The graph of $y = g \circ f(x)$ can be obtained by applying four transformations to the graph of $y = \sin x$. State what the four transformations represent geometrically and give the order in which they are applied.

$g \circ f(x) = g\left( {f(x)} \right)$     M1

$= g\left( {2x + \frac{\pi }{5}} \right)$

$= 3\sin \left( {2x + \frac{\pi }{5}} \right) + 4$     AG

[1 mark]

since $- 1 \le sin \theta  \le  + 1$, range is $[1,{\text{ }}7]$     (R1)A1

[2 marks]

$3\sin \left( {2x + \frac{\pi }{5}} \right) + 4 = 7 \Rightarrow 2x + \frac{\pi }{5} = \frac{\pi }{2} + 2n\pi  \Rightarrow x = \frac{{3\pi }}{{20}} + n\pi$     (M1)

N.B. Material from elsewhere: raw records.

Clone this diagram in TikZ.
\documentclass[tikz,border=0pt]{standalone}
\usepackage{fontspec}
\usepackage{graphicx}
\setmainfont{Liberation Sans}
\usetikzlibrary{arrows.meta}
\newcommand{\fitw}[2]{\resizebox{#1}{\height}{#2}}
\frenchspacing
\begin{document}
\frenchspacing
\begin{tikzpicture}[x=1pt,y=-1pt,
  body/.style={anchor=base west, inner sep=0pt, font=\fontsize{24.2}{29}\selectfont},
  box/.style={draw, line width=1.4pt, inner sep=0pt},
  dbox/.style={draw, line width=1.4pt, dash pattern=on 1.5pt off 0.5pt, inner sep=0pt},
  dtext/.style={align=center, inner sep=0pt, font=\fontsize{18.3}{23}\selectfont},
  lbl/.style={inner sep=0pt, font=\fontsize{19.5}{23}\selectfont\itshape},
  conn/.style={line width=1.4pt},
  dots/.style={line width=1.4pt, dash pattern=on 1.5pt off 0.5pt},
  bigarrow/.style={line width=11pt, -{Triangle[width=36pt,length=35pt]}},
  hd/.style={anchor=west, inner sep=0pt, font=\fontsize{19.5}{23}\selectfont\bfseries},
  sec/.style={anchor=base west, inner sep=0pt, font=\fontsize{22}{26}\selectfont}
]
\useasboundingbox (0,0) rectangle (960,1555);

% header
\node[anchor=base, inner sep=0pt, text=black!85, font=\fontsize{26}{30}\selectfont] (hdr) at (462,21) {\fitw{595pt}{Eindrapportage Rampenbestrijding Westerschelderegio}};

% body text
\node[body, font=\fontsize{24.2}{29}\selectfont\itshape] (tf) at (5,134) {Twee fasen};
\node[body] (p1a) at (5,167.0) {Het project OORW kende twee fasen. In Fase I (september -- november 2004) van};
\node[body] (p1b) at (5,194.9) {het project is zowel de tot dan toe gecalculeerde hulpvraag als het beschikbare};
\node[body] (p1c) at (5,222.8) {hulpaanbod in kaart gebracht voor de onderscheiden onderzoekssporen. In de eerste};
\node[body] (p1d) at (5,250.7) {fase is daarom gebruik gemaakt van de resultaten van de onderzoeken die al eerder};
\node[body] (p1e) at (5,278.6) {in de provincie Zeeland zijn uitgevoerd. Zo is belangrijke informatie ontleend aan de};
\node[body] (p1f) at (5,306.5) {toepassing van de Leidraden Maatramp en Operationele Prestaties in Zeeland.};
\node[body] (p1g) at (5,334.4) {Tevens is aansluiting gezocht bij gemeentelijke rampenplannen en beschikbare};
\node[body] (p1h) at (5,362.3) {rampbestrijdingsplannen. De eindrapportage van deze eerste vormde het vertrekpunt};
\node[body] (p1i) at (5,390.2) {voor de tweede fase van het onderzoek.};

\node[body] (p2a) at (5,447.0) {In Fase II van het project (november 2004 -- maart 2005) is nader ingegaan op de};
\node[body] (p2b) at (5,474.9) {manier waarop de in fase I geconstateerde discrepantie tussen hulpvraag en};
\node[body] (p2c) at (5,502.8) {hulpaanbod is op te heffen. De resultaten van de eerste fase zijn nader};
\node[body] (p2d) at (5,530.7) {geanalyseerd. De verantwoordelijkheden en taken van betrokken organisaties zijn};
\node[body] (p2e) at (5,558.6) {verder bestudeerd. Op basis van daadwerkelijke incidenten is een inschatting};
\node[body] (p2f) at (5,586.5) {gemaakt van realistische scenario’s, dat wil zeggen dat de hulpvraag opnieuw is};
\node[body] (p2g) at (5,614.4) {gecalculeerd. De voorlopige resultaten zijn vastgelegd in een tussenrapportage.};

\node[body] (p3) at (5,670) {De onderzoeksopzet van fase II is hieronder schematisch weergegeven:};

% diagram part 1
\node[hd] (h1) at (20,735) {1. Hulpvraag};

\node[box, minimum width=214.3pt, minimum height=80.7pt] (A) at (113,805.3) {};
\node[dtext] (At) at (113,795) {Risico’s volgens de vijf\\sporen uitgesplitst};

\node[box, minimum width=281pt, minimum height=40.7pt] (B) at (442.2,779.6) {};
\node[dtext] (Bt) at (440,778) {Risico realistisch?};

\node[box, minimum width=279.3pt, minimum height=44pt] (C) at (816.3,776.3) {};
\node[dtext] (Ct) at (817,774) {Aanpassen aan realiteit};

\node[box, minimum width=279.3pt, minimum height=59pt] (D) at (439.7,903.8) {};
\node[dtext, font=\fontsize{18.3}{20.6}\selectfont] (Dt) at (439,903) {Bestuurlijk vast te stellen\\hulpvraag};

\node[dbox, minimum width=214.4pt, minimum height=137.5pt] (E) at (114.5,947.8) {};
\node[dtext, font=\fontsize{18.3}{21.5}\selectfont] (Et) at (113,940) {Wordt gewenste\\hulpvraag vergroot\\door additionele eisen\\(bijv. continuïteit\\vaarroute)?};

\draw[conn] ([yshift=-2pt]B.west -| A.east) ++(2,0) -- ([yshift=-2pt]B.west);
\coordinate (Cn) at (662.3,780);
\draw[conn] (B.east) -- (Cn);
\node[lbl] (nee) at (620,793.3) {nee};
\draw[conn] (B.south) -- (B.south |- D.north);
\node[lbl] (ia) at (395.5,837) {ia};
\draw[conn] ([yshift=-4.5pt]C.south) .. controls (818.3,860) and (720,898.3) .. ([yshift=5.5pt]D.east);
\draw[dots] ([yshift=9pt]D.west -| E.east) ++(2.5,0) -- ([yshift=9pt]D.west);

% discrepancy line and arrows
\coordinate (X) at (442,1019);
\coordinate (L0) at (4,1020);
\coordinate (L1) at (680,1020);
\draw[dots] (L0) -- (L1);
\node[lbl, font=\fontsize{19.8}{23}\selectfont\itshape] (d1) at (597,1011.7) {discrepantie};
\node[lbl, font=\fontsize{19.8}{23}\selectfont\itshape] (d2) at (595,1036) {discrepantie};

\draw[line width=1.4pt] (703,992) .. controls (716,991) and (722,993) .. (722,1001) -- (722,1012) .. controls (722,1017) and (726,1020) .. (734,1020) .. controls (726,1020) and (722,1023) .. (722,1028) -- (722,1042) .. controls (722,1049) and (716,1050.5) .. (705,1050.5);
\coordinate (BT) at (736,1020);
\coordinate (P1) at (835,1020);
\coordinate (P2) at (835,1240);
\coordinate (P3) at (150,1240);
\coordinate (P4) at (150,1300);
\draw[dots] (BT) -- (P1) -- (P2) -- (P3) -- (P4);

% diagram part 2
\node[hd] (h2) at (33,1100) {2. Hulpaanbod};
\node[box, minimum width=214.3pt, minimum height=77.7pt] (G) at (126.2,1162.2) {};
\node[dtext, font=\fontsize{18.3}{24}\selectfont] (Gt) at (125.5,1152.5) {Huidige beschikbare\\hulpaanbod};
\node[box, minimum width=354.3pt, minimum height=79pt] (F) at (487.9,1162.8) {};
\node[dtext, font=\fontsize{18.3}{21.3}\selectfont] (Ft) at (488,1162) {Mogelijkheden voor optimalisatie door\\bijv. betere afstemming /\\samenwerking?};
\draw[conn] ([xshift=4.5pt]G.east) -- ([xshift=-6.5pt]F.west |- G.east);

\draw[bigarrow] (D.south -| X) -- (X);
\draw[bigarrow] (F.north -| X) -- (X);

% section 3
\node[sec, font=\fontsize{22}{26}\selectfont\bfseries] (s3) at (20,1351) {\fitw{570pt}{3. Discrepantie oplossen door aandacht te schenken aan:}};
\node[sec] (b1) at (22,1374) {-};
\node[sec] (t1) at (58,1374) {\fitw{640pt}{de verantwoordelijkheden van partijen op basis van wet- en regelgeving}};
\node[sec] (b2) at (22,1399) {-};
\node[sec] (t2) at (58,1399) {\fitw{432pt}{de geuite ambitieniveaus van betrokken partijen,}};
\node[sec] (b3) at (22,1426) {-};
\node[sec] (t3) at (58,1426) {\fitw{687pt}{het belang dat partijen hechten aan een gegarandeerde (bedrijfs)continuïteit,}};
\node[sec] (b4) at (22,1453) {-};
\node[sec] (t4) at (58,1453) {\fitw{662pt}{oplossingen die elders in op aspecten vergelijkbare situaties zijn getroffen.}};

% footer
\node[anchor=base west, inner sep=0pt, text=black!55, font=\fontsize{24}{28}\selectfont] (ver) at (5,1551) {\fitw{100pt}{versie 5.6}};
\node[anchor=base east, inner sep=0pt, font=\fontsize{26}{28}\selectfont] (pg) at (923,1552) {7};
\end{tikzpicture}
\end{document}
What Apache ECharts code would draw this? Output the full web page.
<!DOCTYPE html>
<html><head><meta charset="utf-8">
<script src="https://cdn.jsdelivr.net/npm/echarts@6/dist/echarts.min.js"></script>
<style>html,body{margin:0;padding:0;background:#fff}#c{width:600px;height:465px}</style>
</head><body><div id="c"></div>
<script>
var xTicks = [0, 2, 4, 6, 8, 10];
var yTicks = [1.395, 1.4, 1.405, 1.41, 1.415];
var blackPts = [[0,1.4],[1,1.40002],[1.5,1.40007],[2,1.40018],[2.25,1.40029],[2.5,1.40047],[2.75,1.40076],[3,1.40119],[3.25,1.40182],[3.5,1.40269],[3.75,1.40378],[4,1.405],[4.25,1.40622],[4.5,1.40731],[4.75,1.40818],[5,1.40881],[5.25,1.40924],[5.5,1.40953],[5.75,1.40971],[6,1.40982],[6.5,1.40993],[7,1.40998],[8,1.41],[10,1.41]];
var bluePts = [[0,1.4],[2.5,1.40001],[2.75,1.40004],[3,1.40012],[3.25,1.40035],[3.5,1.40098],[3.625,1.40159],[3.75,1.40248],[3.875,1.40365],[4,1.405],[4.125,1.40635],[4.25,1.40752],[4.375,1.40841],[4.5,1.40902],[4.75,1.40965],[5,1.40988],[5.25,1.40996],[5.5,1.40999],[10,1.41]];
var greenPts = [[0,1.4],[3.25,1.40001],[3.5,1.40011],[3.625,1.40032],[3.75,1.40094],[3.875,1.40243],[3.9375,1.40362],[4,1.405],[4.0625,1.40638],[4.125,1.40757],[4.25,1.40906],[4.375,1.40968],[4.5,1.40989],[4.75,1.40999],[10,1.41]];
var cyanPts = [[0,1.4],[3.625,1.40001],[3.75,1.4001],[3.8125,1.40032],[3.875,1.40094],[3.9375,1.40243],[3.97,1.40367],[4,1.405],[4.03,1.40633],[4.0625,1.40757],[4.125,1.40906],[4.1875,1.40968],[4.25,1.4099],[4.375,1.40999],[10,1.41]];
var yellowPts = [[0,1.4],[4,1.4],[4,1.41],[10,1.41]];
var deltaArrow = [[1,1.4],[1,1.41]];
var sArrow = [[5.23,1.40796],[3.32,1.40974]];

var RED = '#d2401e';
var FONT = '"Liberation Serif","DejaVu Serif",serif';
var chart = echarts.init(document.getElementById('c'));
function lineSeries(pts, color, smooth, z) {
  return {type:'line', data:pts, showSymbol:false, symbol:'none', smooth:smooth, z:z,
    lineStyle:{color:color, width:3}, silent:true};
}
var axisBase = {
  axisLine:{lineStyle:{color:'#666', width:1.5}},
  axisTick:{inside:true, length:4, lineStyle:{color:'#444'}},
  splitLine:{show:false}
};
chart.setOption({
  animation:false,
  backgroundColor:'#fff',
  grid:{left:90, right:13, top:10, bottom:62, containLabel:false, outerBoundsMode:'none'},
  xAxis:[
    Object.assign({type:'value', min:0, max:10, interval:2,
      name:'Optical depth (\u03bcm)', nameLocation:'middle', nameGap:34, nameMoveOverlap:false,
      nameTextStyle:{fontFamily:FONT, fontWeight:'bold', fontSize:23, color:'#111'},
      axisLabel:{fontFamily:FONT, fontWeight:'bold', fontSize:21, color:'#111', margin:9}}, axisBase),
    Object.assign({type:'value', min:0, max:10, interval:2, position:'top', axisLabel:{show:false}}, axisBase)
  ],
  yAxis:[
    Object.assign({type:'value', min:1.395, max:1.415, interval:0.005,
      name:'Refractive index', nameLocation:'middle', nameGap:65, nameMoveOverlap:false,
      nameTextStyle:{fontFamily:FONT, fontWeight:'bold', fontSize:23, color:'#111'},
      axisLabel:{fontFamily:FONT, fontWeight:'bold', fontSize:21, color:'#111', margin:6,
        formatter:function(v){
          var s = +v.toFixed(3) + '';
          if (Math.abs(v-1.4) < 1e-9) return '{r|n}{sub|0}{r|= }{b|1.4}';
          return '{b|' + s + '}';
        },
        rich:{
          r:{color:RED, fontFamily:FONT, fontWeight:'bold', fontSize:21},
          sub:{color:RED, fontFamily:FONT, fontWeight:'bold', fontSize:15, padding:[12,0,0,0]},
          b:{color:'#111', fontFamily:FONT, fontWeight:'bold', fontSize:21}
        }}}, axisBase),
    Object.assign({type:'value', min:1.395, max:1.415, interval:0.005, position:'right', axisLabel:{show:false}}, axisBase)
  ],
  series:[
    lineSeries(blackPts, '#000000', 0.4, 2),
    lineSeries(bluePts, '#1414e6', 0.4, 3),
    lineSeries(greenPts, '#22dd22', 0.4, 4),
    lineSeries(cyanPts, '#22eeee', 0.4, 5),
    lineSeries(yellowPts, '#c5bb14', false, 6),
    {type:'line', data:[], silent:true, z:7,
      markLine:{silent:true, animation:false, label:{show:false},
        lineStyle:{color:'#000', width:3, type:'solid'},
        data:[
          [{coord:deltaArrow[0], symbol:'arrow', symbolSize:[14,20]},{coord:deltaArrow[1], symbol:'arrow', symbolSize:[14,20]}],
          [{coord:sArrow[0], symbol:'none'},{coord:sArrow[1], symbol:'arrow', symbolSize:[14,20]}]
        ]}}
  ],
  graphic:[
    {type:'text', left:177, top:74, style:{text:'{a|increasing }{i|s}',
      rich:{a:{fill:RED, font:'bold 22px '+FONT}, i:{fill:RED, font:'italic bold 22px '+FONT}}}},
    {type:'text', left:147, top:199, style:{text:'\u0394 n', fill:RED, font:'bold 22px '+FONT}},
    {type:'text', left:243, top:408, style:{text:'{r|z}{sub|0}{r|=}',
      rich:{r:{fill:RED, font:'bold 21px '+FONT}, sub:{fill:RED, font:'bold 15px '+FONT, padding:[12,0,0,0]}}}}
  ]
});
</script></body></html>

so next biggest value is $\frac{{23\pi }}{{20}}$     A1

Note:     Allow use of period.

[2 marks]

Note:     Transformations can be in any order but see notes below.

stretch scale factor $3$ parallel to $y$ axis (vertically)     A1

vertical translation of $4$ up     A1

Note:     Vertical translation is $\frac{4}{3}$ up if it occurs before stretch parallel to $y$ axis.

stretch scale factor $\frac{1}{2}$ parallel to $x$ axis (horizontally)     A1

horizontal translation of $\frac{\pi }{{10}}$ to the left     A1

Note:     Horizontal translation is $\frac{\pi }{{5}}$ to the left if it occurs before stretch parallel to $x$ axis.

Note:     Award A1 for magnitude and direction in each case.

Accept any correct terminology provided that the meaning is clear eg shift for translation.

[4 marks]

Total [9 marks]

Well done.

Generally well done, some used more complicated methods rather than considering the range of sine.

Fine if they realised the period was $\pi$, not if they thought it was $2\pi$.

Typically 3 marks were gained. It was the shift in the axis $\chi$ of $\frac{\pi }{{10}}$ that caused the problem.